Challenge —
Print the records below exactly, starting at the first line and stopping after the line that contains "const y=d3.scaleLinear().domain([0,8]).range([86,387]);". Leave out any pictures.
--- Material shown ---
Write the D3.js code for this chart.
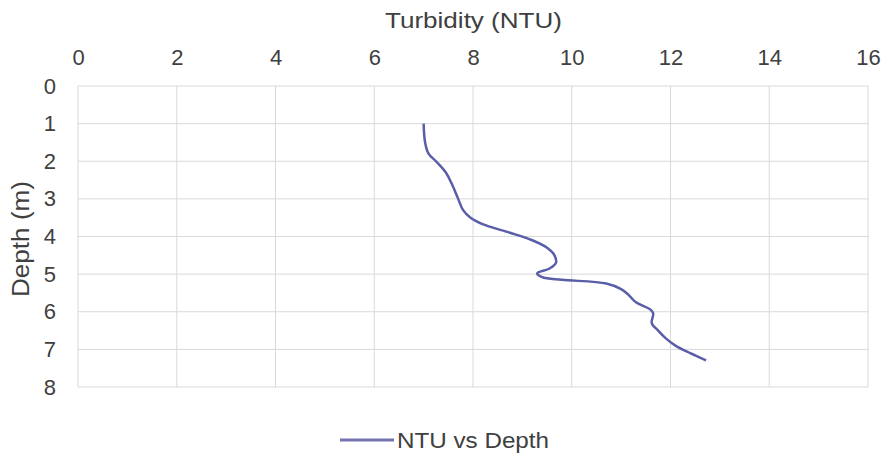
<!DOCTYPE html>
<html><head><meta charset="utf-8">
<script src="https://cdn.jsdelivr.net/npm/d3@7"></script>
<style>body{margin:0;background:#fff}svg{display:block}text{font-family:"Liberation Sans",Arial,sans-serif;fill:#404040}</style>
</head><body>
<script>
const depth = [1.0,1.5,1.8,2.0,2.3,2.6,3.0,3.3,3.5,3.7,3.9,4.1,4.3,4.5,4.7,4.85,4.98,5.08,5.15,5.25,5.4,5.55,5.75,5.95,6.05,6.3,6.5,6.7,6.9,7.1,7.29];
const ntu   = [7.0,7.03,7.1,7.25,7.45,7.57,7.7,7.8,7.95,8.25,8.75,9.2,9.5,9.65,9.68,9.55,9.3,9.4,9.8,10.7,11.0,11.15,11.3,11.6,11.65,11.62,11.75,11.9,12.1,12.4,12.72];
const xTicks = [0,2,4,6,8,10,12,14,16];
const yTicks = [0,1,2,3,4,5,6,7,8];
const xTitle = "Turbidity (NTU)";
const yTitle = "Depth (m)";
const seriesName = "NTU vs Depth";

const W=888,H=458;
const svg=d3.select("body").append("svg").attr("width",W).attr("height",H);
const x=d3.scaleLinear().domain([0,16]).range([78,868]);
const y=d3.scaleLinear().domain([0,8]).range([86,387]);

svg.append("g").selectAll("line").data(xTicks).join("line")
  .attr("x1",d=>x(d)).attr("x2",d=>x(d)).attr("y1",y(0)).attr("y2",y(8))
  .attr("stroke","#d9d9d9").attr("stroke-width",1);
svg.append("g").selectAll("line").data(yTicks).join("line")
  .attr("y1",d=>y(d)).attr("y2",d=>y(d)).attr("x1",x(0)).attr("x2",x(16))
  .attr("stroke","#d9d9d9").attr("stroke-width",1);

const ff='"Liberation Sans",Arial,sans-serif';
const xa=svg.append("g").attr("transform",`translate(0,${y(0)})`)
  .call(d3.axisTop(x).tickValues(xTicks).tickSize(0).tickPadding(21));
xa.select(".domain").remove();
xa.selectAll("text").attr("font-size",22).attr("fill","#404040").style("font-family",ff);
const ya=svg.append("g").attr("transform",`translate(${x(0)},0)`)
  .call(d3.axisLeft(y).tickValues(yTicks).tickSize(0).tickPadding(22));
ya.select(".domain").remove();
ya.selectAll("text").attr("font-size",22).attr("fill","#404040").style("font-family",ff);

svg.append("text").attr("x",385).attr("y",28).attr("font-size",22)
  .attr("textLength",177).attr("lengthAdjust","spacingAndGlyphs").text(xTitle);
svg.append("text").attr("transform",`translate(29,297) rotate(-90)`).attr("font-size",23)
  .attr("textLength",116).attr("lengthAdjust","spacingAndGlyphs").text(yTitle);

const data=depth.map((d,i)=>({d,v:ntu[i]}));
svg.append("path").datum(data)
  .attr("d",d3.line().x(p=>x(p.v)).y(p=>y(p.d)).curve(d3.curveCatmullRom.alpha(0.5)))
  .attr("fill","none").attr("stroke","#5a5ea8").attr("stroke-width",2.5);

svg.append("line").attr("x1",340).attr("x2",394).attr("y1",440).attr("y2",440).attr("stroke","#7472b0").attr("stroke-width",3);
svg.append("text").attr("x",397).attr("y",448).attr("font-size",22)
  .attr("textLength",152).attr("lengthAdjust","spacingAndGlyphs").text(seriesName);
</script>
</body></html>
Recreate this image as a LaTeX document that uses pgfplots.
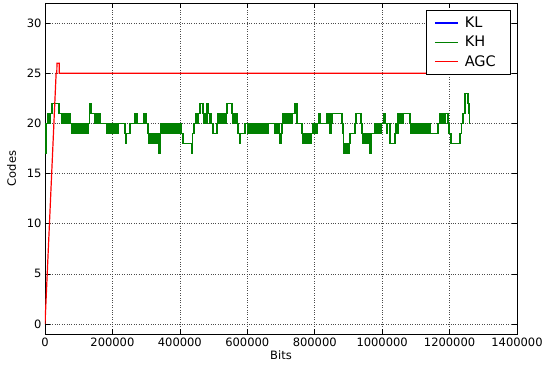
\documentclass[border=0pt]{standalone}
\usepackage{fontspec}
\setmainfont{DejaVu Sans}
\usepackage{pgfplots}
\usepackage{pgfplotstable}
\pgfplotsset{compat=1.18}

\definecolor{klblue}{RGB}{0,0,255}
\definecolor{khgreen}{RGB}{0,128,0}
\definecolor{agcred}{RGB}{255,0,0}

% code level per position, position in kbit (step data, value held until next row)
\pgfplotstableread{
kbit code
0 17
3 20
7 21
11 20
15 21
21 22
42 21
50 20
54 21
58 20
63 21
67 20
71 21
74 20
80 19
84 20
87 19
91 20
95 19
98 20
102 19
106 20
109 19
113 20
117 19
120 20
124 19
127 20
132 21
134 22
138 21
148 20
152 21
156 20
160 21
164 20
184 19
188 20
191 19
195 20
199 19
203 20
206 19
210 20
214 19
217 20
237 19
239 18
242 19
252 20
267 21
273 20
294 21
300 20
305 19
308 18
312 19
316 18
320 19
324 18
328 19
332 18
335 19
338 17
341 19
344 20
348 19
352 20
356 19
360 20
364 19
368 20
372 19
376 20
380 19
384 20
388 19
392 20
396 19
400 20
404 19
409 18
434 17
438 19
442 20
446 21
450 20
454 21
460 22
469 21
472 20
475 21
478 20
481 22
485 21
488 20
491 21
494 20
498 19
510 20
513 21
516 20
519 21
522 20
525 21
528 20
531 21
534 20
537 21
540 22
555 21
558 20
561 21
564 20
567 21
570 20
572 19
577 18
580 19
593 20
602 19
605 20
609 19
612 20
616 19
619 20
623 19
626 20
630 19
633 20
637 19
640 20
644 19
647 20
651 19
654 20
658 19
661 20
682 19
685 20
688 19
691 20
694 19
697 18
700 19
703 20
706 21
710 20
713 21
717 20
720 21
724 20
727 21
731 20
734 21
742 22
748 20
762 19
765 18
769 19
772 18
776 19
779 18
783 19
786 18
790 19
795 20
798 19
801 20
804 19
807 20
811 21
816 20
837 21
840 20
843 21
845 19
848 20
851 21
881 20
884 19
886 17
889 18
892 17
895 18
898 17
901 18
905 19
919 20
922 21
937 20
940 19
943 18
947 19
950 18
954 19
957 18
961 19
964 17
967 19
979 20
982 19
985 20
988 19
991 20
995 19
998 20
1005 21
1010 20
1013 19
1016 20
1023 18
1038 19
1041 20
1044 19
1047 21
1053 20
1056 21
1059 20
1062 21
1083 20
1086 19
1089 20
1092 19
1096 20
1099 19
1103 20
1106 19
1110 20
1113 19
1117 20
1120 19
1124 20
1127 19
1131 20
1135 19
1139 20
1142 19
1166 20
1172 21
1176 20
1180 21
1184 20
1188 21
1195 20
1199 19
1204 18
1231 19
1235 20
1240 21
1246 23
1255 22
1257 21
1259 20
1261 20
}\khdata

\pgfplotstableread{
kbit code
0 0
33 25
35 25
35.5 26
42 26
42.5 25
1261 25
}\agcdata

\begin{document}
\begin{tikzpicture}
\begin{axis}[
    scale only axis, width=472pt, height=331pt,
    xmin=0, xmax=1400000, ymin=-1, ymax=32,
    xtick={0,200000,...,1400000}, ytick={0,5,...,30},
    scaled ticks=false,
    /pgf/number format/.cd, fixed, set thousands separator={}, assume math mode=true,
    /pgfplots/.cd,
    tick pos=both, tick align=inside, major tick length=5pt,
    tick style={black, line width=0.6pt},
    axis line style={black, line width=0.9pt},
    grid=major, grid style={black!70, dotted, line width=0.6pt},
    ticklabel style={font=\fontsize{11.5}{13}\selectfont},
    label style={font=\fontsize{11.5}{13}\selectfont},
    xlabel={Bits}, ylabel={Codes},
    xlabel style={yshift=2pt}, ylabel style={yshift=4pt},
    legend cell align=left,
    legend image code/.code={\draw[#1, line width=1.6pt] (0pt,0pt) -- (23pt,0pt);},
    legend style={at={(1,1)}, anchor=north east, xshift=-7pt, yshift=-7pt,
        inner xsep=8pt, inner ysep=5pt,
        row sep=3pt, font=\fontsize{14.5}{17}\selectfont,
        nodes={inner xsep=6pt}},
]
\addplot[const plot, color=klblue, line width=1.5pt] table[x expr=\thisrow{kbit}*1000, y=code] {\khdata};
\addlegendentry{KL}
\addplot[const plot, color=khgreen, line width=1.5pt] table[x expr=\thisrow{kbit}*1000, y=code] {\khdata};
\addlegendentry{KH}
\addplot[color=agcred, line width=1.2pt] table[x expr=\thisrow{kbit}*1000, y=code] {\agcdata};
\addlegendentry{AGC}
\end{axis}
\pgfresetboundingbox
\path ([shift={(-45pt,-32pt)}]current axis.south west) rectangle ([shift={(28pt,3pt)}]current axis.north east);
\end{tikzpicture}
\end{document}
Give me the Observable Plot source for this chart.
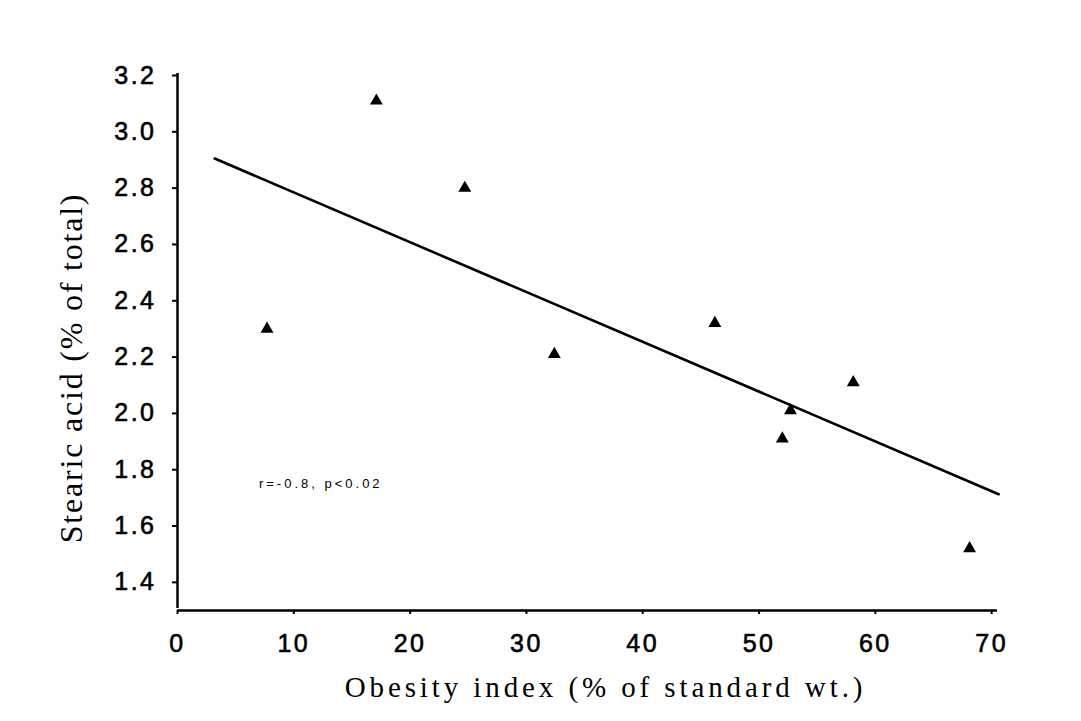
---
The output —
Write the D3.js code for this chart.
<!DOCTYPE html>
<html><head><meta charset="utf-8">
<script src="https://cdn.jsdelivr.net/npm/d3@7"></script>
<style>body{margin:0;background:#fff}svg{display:block}text{font-family:"Liberation Sans",Arial,sans-serif;fill:#404040}</style>
</head><body>
<script>
const depth = [1.0,1.5,1.8,2.0,2.3,2.6,3.0,3.3,3.5,3.7,3.9,4.1,4.3,4.5,4.7,4.85,4.98,5.08,5.15,5.25,5.4,5.55,5.75,5.95,6.05,6.3,6.5,6.7,6.9,7.1,7.29];
const ntu   = [7.0,7.03,7.1,7.25,7.45,7.57,7.7,7.8,7.95,8.25,8.75,9.2,9.5,9.65,9.68,9.55,9.3,9.4,9.8,10.7,11.0,11.15,11.3,11.6,11.65,11.62,11.75,11.9,12.1,12.4,12.72];
const xTicks = [0,2,4,6,8,10,12,14,16];
const yTicks = [0,1,2,3,4,5,6,7,8];
const xTitle = "Turbidity (NTU)";
const yTitle = "Depth (m)";
const seriesName = "NTU vs Depth";

const W=888,H=458;
const svg=d3.select("body").append("svg").attr("width",W).attr("height",H);
const x=d3.scaleLinear().domain([0,16]).range([78,868]);
const y=d3.scaleLinear().domain([0,8]).range([86,387]);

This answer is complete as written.